## begin
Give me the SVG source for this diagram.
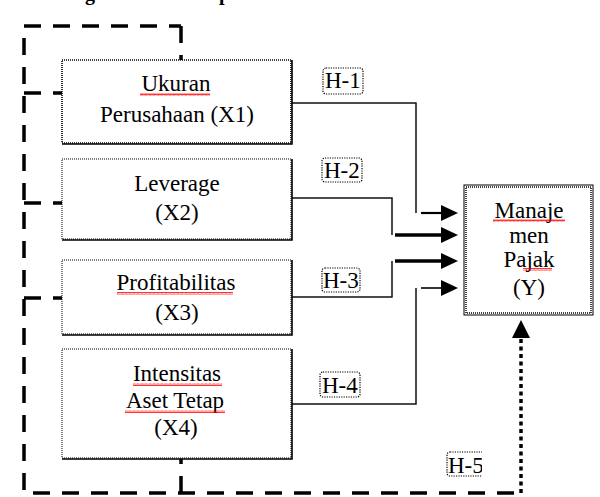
<svg xmlns="http://www.w3.org/2000/svg" width="600" height="497" viewBox="0 0 600 497" font-family="'Liberation Serif', 'Times New Roman', 'DejaVu Serif', serif">
<style>
text{font-family:'Liberation Serif','Times New Roman','DejaVu Serif',serif;font-size:23px;fill:#000}
.c{text-anchor:middle}
.box{fill:#fff;stroke:#000;stroke-width:1;stroke-dasharray:1 1}
.sh{fill:none;stroke:#000;stroke-width:1.6}
.dash{fill:none;stroke:#000;stroke-width:3.5;stroke-dasharray:17 12}
.ln{fill:none;stroke:#111;stroke-width:1.5}
.lab{fill:#fff;stroke:#000;stroke-width:1.2;stroke-dasharray:1.2 1.2}
.sq{fill:url(#sqp)}
</style>
<defs>
<pattern id="sqp" x="0" y="0" width="4" height="3" patternUnits="userSpaceOnUse">
<path d="M0,2.5 L1,0.5 L2,2.5 L3,0.5 L4,2.5" fill="none" stroke="#f00" stroke-width="0.8"/>
</pattern>
<marker id="ah" markerUnits="userSpaceOnUse" markerWidth="17" markerHeight="17" refX="0" refY="8" orient="auto">
<path d="M0,0 L17,8 L0,16 z" fill="#000"/>
</marker>
<clipPath id="h5clip"><rect x="440" y="445" width="42" height="40"/></clipPath>
</defs>

<text x="30.6" y="-0.5" font-family="'Liberation Serif', serif" style="font-weight:bold;font-size:20px;word-spacing:44.6px">Kerangka Konseptual</text>

<g id="connectors">
<path class="dash" d="M181,26 V60"/>
<path class="dash" d="M181,26 H24 V493 H521" stroke-dashoffset="5"/>
<path class="dash" d="M24,93 H62"/>
<path class="dash" d="M24,203 H62"/>
<path class="dash" d="M24,298 H62"/>
<path class="dash" d="M181,493 V459"/>
<path d="M521,493 V337" fill="none" stroke="#000" stroke-width="3.5" stroke-dasharray="4 3.5"/>
<polygon points="521,320 512,338 530,338" fill="#000"/>
<path class="ln" d="M292,103 H416 V213"/>
<path class="ln" d="M292,198 H392 V235"/>
<path class="ln" d="M292,297 H392 V261"/>
<path class="ln" d="M292,404 H416 V288"/>
<line x1="421" y1="213" x2="441" y2="213" stroke="#000" stroke-width="2.2" marker-end="url(#ah)"/>
<line x1="395" y1="235" x2="441" y2="235" stroke="#000" stroke-width="3.5" marker-end="url(#ah)"/>
<line x1="395" y1="261" x2="441" y2="261" stroke="#000" stroke-width="3.5" marker-end="url(#ah)"/>
<line x1="421" y1="288" x2="441" y2="288" stroke="#000" stroke-width="1.6" marker-end="url(#ah)"/>
</g>

<g id="x1">
<rect class="box" x="62" y="60" width="229" height="83" style="stroke-width:1.6"/>
<path class="sh" d="M292,60 V144 H62"/>
<text class="c" x="176" y="91">Ukuran</text>
<rect class="sq" x="140" y="93" width="70" height="3"/>
<text class="c" x="177" y="122">Perusahaan (X1)</text>
</g>

<g id="x2">
<rect class="box" x="62" y="159" width="229" height="80"/>
<path class="sh" d="M292,159 V240 H62"/>
<text class="c" x="177" y="191">Leverage</text>
<text class="c" x="177" y="220">(X2)</text>
</g>

<g id="x3">
<rect class="box" x="62" y="260" width="229" height="74"/>
<path class="sh" d="M292,260 V335 H62"/>
<text class="c" x="176" y="290">Profitabilitas</text>
<rect class="sq" x="117" y="292" width="116" height="3"/>
<text class="c" x="177" y="320">(X3)</text>
</g>

<g id="x4">
<rect class="box" x="62" y="349" width="229" height="109"/>
<path class="sh" d="M292,349 V459 H62"/>
<text class="c" x="177" y="381">Intensitas</text>
<rect class="sq" x="133" y="383" width="89" height="3"/>
<text class="c" x="175" y="408">Aset Tetap</text>
<rect class="sq" x="125" y="410" width="100" height="3"/>
<text class="c" x="176" y="435">(X4)</text>
</g>

<g id="y">
<rect x="464" y="185" width="129" height="130" fill="#fff" stroke="#000" stroke-width="1"/>
<rect x="466" y="187" width="125" height="126" fill="none" stroke="#000" stroke-width="1.5" stroke-dasharray="1 1"/>
<text class="c" x="529" y="218">Manaje</text>
<rect class="sq" x="493" y="219" width="72" height="3"/>
<text class="c" x="529" y="243">men</text>
<text class="c" x="529" y="267">Pajak</text>
<rect class="sq" x="523" y="268" width="29" height="3"/>
<text class="c" x="529" y="295">(Y)</text>
</g>

<g id="h1">
<rect class="lab" x="323" y="68" width="40" height="26" rx="3"/>
<text x="325" y="88">H-1</text>
</g>
<g id="h2">
<rect class="lab" x="322" y="158" width="40" height="24" rx="3"/>
<text x="324" y="178">H-2</text>
</g>
<g id="h3">
<rect class="lab" x="322" y="268" width="38" height="24" rx="3"/>
<text x="323" y="288">H-3</text>
</g>
<g id="h4">
<rect class="lab" x="320" y="372" width="40" height="25" rx="3"/>
<text x="322" y="393">H-4</text>
</g>
<g id="h5" clip-path="url(#h5clip)">
<rect class="lab" x="447" y="452" width="44" height="24" rx="3"/>
<text x="448" y="473">H-5</text>
</g>
</svg>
## end
## Work required
Every line of the data should be copied as it stands, without the images.

## Reply to the exercise
Give me the SVG source for this diagram.
<svg xmlns="http://www.w3.org/2000/svg" width="600" height="497" viewBox="0 0 600 497" font-family="'Liberation Serif', 'Times New Roman', 'DejaVu Serif', serif">
<style>
text{font-family:'Liberation Serif','Times New Roman','DejaVu Serif',serif;font-size:23px;fill:#000}
.c{text-anchor:middle}
.box{fill:#fff;stroke:#000;stroke-width:1;stroke-dasharray:1 1}
.sh{fill:none;stroke:#000;stroke-width:1.6}
.dash{fill:none;stroke:#000;stroke-width:3.5;stroke-dasharray:17 12}
.ln{fill:none;stroke:#111;stroke-width:1.5}
.lab{fill:#fff;stroke:#000;stroke-width:1.2;stroke-dasharray:1.2 1.2}
.sq{fill:url(#sqp)}
</style>
<defs>
<pattern id="sqp" x="0" y="0" width="4" height="3" patternUnits="userSpaceOnUse">
<path d="M0,2.5 L1,0.5 L2,2.5 L3,0.5 L4,2.5" fill="none" stroke="#f00" stroke-width="0.8"/>
</pattern>
<marker id="ah" markerUnits="userSpaceOnUse" markerWidth="17" markerHeight="17" refX="0" refY="8" orient="auto">
<path d="M0,0 L17,8 L0,16 z" fill="#000"/>
</marker>
<clipPath id="h5clip"><rect x="440" y="445" width="42" height="40"/></clipPath>
</defs>

<text x="30.6" y="-0.5" font-family="'Liberation Serif', serif" style="font-weight:bold;font-size:20px;word-spacing:44.6px">Kerangka Konseptual</text>

<g id="connectors">
<path class="dash" d="M181,26 V60"/>
<path class="dash" d="M181,26 H24 V493 H521" stroke-dashoffset="5"/>
<path class="dash" d="M24,93 H62"/>
<path class="dash" d="M24,203 H62"/>
<path class="dash" d="M24,298 H62"/>
<path class="dash" d="M181,493 V459"/>
<path d="M521,493 V337" fill="none" stroke="#000" stroke-width="3.5" stroke-dasharray="4 3.5"/>
<polygon points="521,320 512,338 530,338" fill="#000"/>
<path class="ln" d="M292,103 H416 V213"/>
<path class="ln" d="M292,198 H392 V235"/>
<path class="ln" d="M292,297 H392 V261"/>
<path class="ln" d="M292,404 H416 V288"/>
<line x1="421" y1="213" x2="441" y2="213" stroke="#000" stroke-width="2.2" marker-end="url(#ah)"/>
<line x1="395" y1="235" x2="441" y2="235" stroke="#000" stroke-width="3.5" marker-end="url(#ah)"/>
<line x1="395" y1="261" x2="441" y2="261" stroke="#000" stroke-width="3.5" marker-end="url(#ah)"/>
<line x1="421" y1="288" x2="441" y2="288" stroke="#000" stroke-width="1.6" marker-end="url(#ah)"/>
</g>

<g id="x1">
<rect class="box" x="62" y="60" width="229" height="83" style="stroke-width:1.6"/>
<path class="sh" d="M292,60 V144 H62"/>
<text class="c" x="176" y="91">Ukuran</text>
<rect class="sq" x="140" y="93" width="70" height="3"/>
<text class="c" x="177" y="122">Perusahaan (X1)</text>
</g>

<g id="x2">
<rect class="box" x="62" y="159" width="229" height="80"/>
<path class="sh" d="M292,159 V240 H62"/>
<text class="c" x="177" y="191">Leverage</text>
<text class="c" x="177" y="220">(X2)</text>
</g>

<g id="x3">
<rect class="box" x="62" y="260" width="229" height="74"/>
<path class="sh" d="M292,260 V335 H62"/>
<text class="c" x="176" y="290">Profitabilitas</text>
<rect class="sq" x="117" y="292" width="116" height="3"/>
<text class="c" x="177" y="320">(X3)</text>
</g>

<g id="x4">
<rect class="box" x="62" y="349" width="229" height="109"/>
<path class="sh" d="M292,349 V459 H62"/>
<text class="c" x="177" y="381">Intensitas</text>
<rect class="sq" x="133" y="383" width="89" height="3"/>
<text class="c" x="175" y="408">Aset Tetap</text>
<rect class="sq" x="125" y="410" width="100" height="3"/>
<text class="c" x="176" y="435">(X4)</text>
</g>

<g id="y">
<rect x="464" y="185" width="129" height="130" fill="#fff" stroke="#000" stroke-width="1"/>
<rect x="466" y="187" width="125" height="126" fill="none" stroke="#000" stroke-width="1.5" stroke-dasharray="1 1"/>
<text class="c" x="529" y="218">Manaje</text>
<rect class="sq" x="493" y="219" width="72" height="3"/>
<text class="c" x="529" y="243">men</text>
<text class="c" x="529" y="267">Pajak</text>
<rect class="sq" x="523" y="268" width="29" height="3"/>
<text class="c" x="529" y="295">(Y)</text>
</g>

<g id="h1">
<rect class="lab" x="323" y="68" width="40" height="26" rx="3"/>
<text x="325" y="88">H-1</text>
</g>
<g id="h2">
<rect class="lab" x="322" y="158" width="40" height="24" rx="3"/>
<text x="324" y="178">H-2</text>
</g>
<g id="h3">
<rect class="lab" x="322" y="268" width="38" height="24" rx="3"/>
<text x="323" y="288">H-3</text>
</g>
<g id="h4">
<rect class="lab" x="320" y="372" width="40" height="25" rx="3"/>
<text x="322" y="393">H-4</text>
</g>
<g id="h5" clip-path="url(#h5clip)">
<rect class="lab" x="447" y="452" width="44" height="24" rx="3"/>
<text x="448" y="473">H-5</text>
</g>
</svg>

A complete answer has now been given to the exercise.